** The task **
Repeat all the material exactly; pictures stay out of your copy.

** Source material **
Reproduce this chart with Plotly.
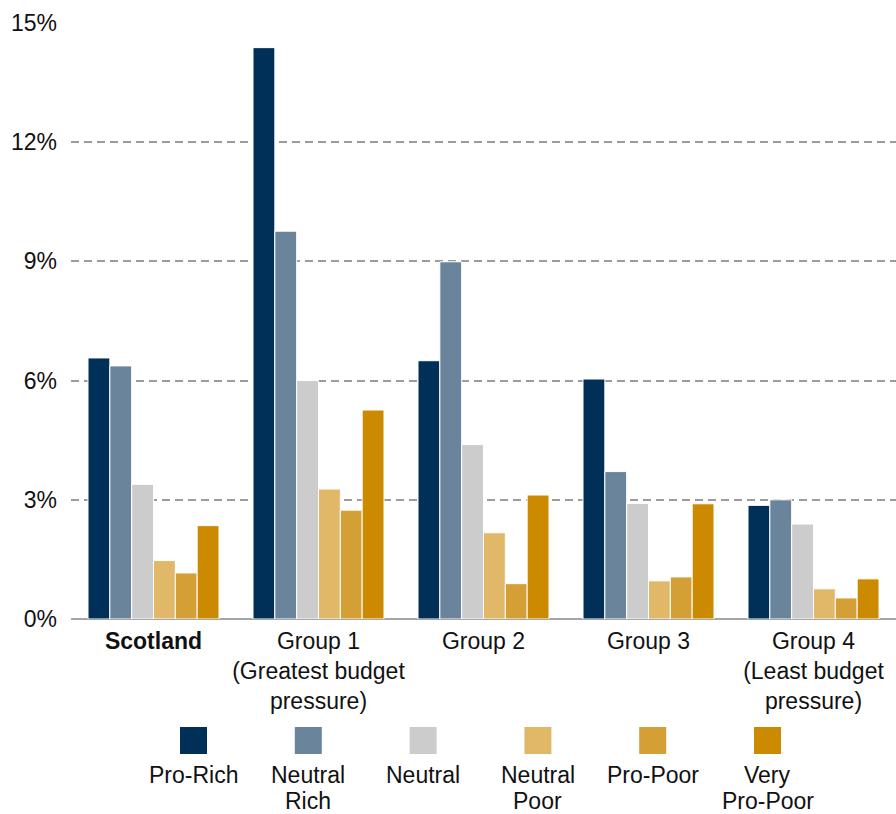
import plotly.graph_objects as go

# ---- data ----
categories = [
    "<b>Scotland</b>",
    "Group 1<br>(Greatest budget<br>pressure)",
    "Group 2",
    "Group 3",
    "Group 4<br>(Least budget<br>pressure)",
]
series_names = ["Pro-Rich", "Neutral Rich", "Neutral", "Neutral Poor", "Pro-Poor", "Very Pro-Poor"]
legend_labels = ["Pro-Rich", "Neutral\nRich", "Neutral", "Neutral\nPoor", "Pro-Poor", "Very\nPro-Poor"]
pro_rich      = [6.57, 14.38, 6.50, 6.04, 2.86]
neutral_rich  = [6.37, 9.76, 8.99, 3.71, 3.00]
neutral       = [3.39, 6.00, 4.39, 2.91, 2.39]
neutral_poor  = [1.47, 3.27, 2.17, 0.96, 0.76]
pro_poor      = [1.16, 2.74, 0.89, 1.06, 0.53]
very_pro_poor = [2.35, 5.26, 3.12, 2.90, 1.01]
series_values = [pro_rich, neutral_rich, neutral, neutral_poor, pro_poor, very_pro_poor]
colors = ["#003057", "#6A849B", "#CCCCCC", "#E0B868", "#D4A035", "#CC8A00"]
y_ticks = [0, 3, 6, 9, 12, 15]
y_tick_labels = ["0%", "3%", "6%", "9%", "12%", "15%"]

FONT = "Liberation Sans, Arial, sans-serif"
FS = 23

W, H = 896, 814
ML, MR, MT, MB = 71, 0, 23, 195
PW, PH = W - ML - MR, H - MT - MB

fig = go.Figure()
for name, vals, col in zip(series_names, series_values, colors):
    fig.add_trace(go.Bar(
        x=categories, y=vals, name=name,
        marker=dict(color=col, line=dict(color="white", width=1)),
        showlegend=False,
    ))

# ---- custom legend (squares above, labels below) ----
LEG_X0, LEG_STEP, LEG_SQ = 180, 114.8, 27
LEG_Y0 = 727
LAB_Y0, LAB_DY = 775, 25.5
shapes, annotations = [], []
def px_x(p):
    return (p - ML) / PW
def px_y(p):
    return (H - MB - p) / PH
for i, (lab, col) in enumerate(zip(legend_labels, colors)):
    x0 = LEG_X0 + i * LEG_STEP
    shapes.append(dict(type="rect", xref="paper", yref="paper",
                       x0=px_x(x0), x1=px_x(x0 + LEG_SQ),
                       y0=px_y(LEG_Y0 + LEG_SQ), y1=px_y(LEG_Y0),
                       fillcolor=col, line=dict(width=0)))
    for j, line in enumerate(lab.split("\n")):
        annotations.append(dict(xref="paper", yref="paper",
                                x=px_x(x0 + LEG_SQ / 2), y=px_y(LAB_Y0 + j * LAB_DY),
                                text=line, showarrow=False,
                                xanchor="center", yanchor="middle",
                                font=dict(family=FONT, size=FS, color="#111111")))

fig.update_layout(
    width=W, height=H,
    margin=dict(l=ML, r=MR, t=MT, b=MB, pad=0),
    paper_bgcolor="white", plot_bgcolor="white",
    barmode="group", bargap=0.206, bargroupgap=0,
    font=dict(family=FONT, size=FS, color="#111111"),
    shapes=shapes, annotations=annotations,
    xaxis=dict(showgrid=False, showline=False, ticks="",
               tickfont=dict(family=FONT, size=FS, color="#111111"),
               ticklabelstandoff=6),
    yaxis=dict(range=[0, 15], tickvals=y_ticks, ticktext=y_tick_labels,
               showgrid=True, gridcolor="#9C9C9C", gridwidth=1.5, griddash="8px,5px",
               zeroline=True, zerolinecolor="#A6A6A6", zerolinewidth=2,
               showline=False, ticks="", ticklabelstandoff=13,
               tickfont=dict(family=FONT, size=FS, color="#111111")),
)

fig.write_html("out.html")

** Completed task **
Reproduce this chart with Plotly.
import plotly.graph_objects as go

# ---- data ----
categories = [
    "<b>Scotland</b>",
    "Group 1<br>(Greatest budget<br>pressure)",
    "Group 2",
    "Group 3",
    "Group 4<br>(Least budget<br>pressure)",
]
series_names = ["Pro-Rich", "Neutral Rich", "Neutral", "Neutral Poor", "Pro-Poor", "Very Pro-Poor"]
legend_labels = ["Pro-Rich", "Neutral\nRich", "Neutral", "Neutral\nPoor", "Pro-Poor", "Very\nPro-Poor"]
pro_rich      = [6.57, 14.38, 6.50, 6.04, 2.86]
neutral_rich  = [6.37, 9.76, 8.99, 3.71, 3.00]
neutral       = [3.39, 6.00, 4.39, 2.91, 2.39]
neutral_poor  = [1.47, 3.27, 2.17, 0.96, 0.76]
pro_poor      = [1.16, 2.74, 0.89, 1.06, 0.53]
very_pro_poor = [2.35, 5.26, 3.12, 2.90, 1.01]
series_values = [pro_rich, neutral_rich, neutral, neutral_poor, pro_poor, very_pro_poor]
colors = ["#003057", "#6A849B", "#CCCCCC", "#E0B868", "#D4A035", "#CC8A00"]
y_ticks = [0, 3, 6, 9, 12, 15]
y_tick_labels = ["0%", "3%", "6%", "9%", "12%", "15%"]

FONT = "Liberation Sans, Arial, sans-serif"
FS = 23

W, H = 896, 814
ML, MR, MT, MB = 71, 0, 23, 195
PW, PH = W - ML - MR, H - MT - MB

fig = go.Figure()
for name, vals, col in zip(series_names, series_values, colors):
    fig.add_trace(go.Bar(
        x=categories, y=vals, name=name,
        marker=dict(color=col, line=dict(color="white", width=1)),
        showlegend=False,
    ))

# ---- custom legend (squares above, labels below) ----
LEG_X0, LEG_STEP, LEG_SQ = 180, 114.8, 27
LEG_Y0 = 727
LAB_Y0, LAB_DY = 775, 25.5
shapes, annotations = [], []
def px_x(p):
    return (p - ML) / PW
def px_y(p):
    return (H - MB - p) / PH
for i, (lab, col) in enumerate(zip(legend_labels, colors)):
    x0 = LEG_X0 + i * LEG_STEP
    shapes.append(dict(type="rect", xref="paper", yref="paper",
                       x0=px_x(x0), x1=px_x(x0 + LEG_SQ),
                       y0=px_y(LEG_Y0 + LEG_SQ), y1=px_y(LEG_Y0),
                       fillcolor=col, line=dict(width=0)))
    for j, line in enumerate(lab.split("\n")):
        annotations.append(dict(xref="paper", yref="paper",
                                x=px_x(x0 + LEG_SQ / 2), y=px_y(LAB_Y0 + j * LAB_DY),
                                text=line, showarrow=False,
                                xanchor="center", yanchor="middle",
                                font=dict(family=FONT, size=FS, color="#111111")))

fig.update_layout(
    width=W, height=H,
    margin=dict(l=ML, r=MR, t=MT, b=MB, pad=0),
    paper_bgcolor="white", plot_bgcolor="white",
    barmode="group", bargap=0.206, bargroupgap=0,
    font=dict(family=FONT, size=FS, color="#111111"),
    shapes=shapes, annotations=annotations,
    xaxis=dict(showgrid=False, showline=False, ticks="",
               tickfont=dict(family=FONT, size=FS, color="#111111"),
               ticklabelstandoff=6),
    yaxis=dict(range=[0, 15], tickvals=y_ticks, ticktext=y_tick_labels,
               showgrid=True, gridcolor="#9C9C9C", gridwidth=1.5, griddash="8px,5px",
               zeroline=True, zerolinecolor="#A6A6A6", zerolinewidth=2,
               showline=False, ticks="", ticklabelstandoff=13,
               tickfont=dict(family=FONT, size=FS, color="#111111")),
)

fig.write_html("out.html")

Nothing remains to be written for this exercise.